Chapelle and Barto Plans
(to start of project)
I’ll be working from a combination of printed plans along with measurements taken from boats of other builders, in addition to a few modifications of my own. Besides the one page Chapelle plans, I have the more complete set of plans from Wooden Boat Magazine by Marc Barto. I’ve also talked to Roger Crawford and taken measurements from his boats, as well as several other amateur and professional builders, all of whom you’ll hear more about later.
In comparing the Chapelle and Barto plans, I discovered some inconsistencies. Barto gave a steeper angle to his transom, perhaps to make it easier to plank in plywood, and this changed shortens the boat a bit. There also appear to be a few errors in the offsets of the Chapelle plans that Barto corrected on his version. As far as I can tell, these were either errors made when the original measurements, taken by hand in the field, were first recorded in 1888, or when Chapelle later transcribed them onto his final draft. I actually entered all the measurements into a spreadsheet to compare them. I haven’t talked to anyone else who noticed the differences, but some of them are quite large and obvious errors. I entered the final values in DelftShip, a nautical engineering program, just to be sure which values are correct, and then refined them further there.

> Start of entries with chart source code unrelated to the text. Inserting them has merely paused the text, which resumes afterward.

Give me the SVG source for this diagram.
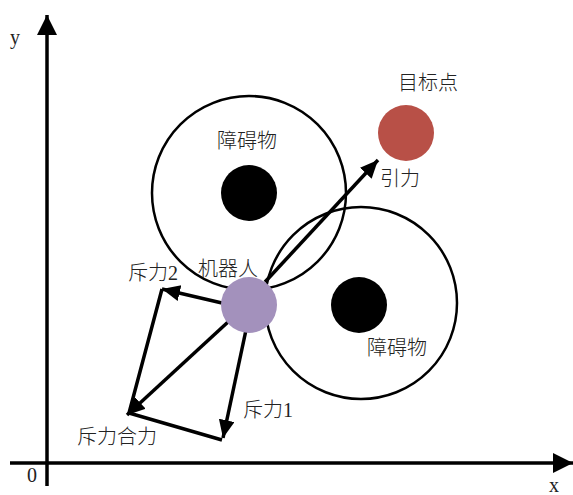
<svg xmlns="http://www.w3.org/2000/svg" width="573" height="495" viewBox="0 0 573 495">
<style>
.t{font-family:"Liberation Serif","Noto Sans CJK SC",serif;font-size:20px;fill:#222;font-weight:300}
.ax{stroke:#000;stroke-width:3.5;fill:none}
.ring{stroke:#000;stroke-width:2.5;fill:none}
.ar{stroke:#000;stroke-width:3.5;fill:none;marker-end:url(#ah)}
.ln{stroke:#000;stroke-width:3.5;fill:none}
</style>
<defs>
<marker id="ah" markerUnits="userSpaceOnUse" markerWidth="20" markerHeight="18" refX="18" refY="8" orient="auto">
<path d="M0,0 L18,8 L0,16 z" fill="#000"/>
</marker>
<marker id="axh" markerUnits="userSpaceOnUse" markerWidth="22" markerHeight="22" refX="20" refY="10" orient="auto">
<path d="M0,0 L20,10 L0,20 z" fill="#000"/>
</marker>
</defs>
<g id="axes">
<line class="ax" x1="47" y1="486" x2="47" y2="15" marker-end="url(#axh)"/>
<line class="ax" x1="10" y1="463" x2="573" y2="463" marker-end="url(#axh)"/>
<text class="t" x="10" y="44">y</text>
<text class="t" x="27" y="482">0</text>
<text class="t" x="549" y="492">x</text>
</g>
<g id="obstacle1">
<circle class="ring" cx="249" cy="193" r="97"/>
<circle cx="249" cy="193" r="28" fill="#000"/>
<text class="t" x="217" y="148">障碍物</text>
</g>
<g id="obstacle2">
<circle class="ring" cx="361" cy="303" r="96"/>
<circle cx="359" cy="305" r="28" fill="#000"/>
<text class="t" x="367" y="355">障碍物</text>
</g>
<g id="target">
<circle cx="406" cy="133" r="28" fill="#B85047"/>
<text class="t" x="398" y="90">目标点</text>
</g>
<g id="connectors">
<line class="ar" x1="265" y1="282" x2="378" y2="160"/>
<line class="ar" x1="222" y1="303" x2="162" y2="289"/>
<line class="ar" x1="246" y1="330" x2="223" y2="438"/>
<line class="ar" x1="228" y1="322" x2="127" y2="415"/>
<polyline class="ln" points="162,289 129,413 222,440"/>
</g>
<g id="robot">
<circle cx="249" cy="305" r="28" fill="#A391BC"/>
<text class="t" x="198" y="276">机器人</text>
</g>
<g id="labels">
<text class="t" x="380" y="186">引力</text>
<text class="t" x="128" y="280">斥力2</text>
<text class="t" x="243" y="417">斥力1</text>
<text class="t" x="77" y="444">斥力合力</text>
</g>
</svg>
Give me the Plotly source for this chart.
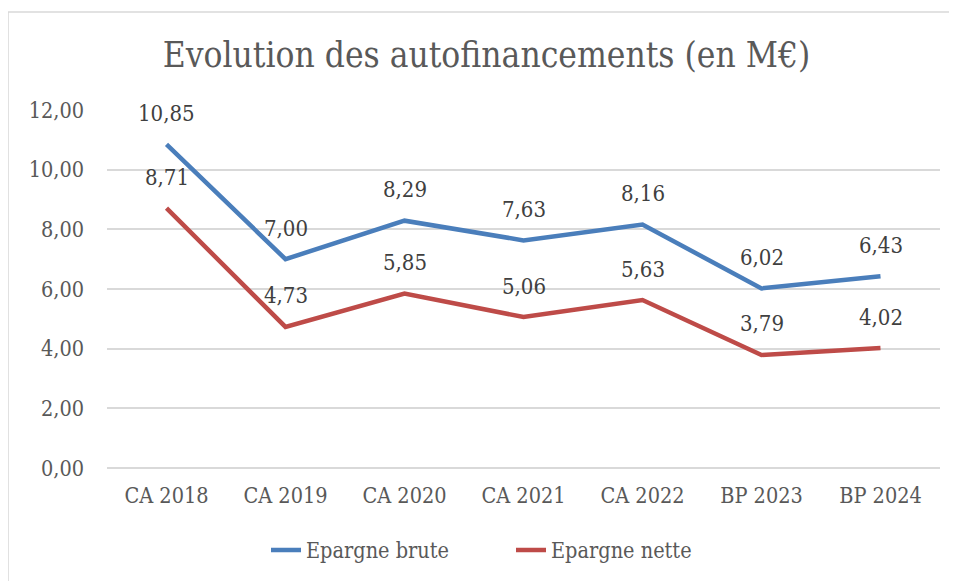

Though builders of the Barto boats have encountered some difficulties, particularly around the transom area, I believe Barto’s plans are essentially correct; but he apparently assumes certain liberties will need to be taken according to the stubbornness or pliability of the wood you have on hand, and each boat will follow slightly different curves accordingly. In other words, just because he gives and exact measurement doesn’t mean that exact measurement will work.
In any case, I’ve settled on a final table of offsets, and printed out a final set of plans and mold templates. But regardless of which plans you use, the first task is to build a good “strongback” – the frame on which the boat will be constructed. It has to hold the weight of the boat for a long time, and stand up to all the sanding, sawing, pulling and shoving necessary to torture wood appropriately.
These two strongbacks, made of reasonably straight 12 foot 2×8’s and a bunch of scrap lumber, took most of a day to make. The legs are adjustable, so I can raise and lower to a comfortable height. I’ll add cross braces to stiffen everything up.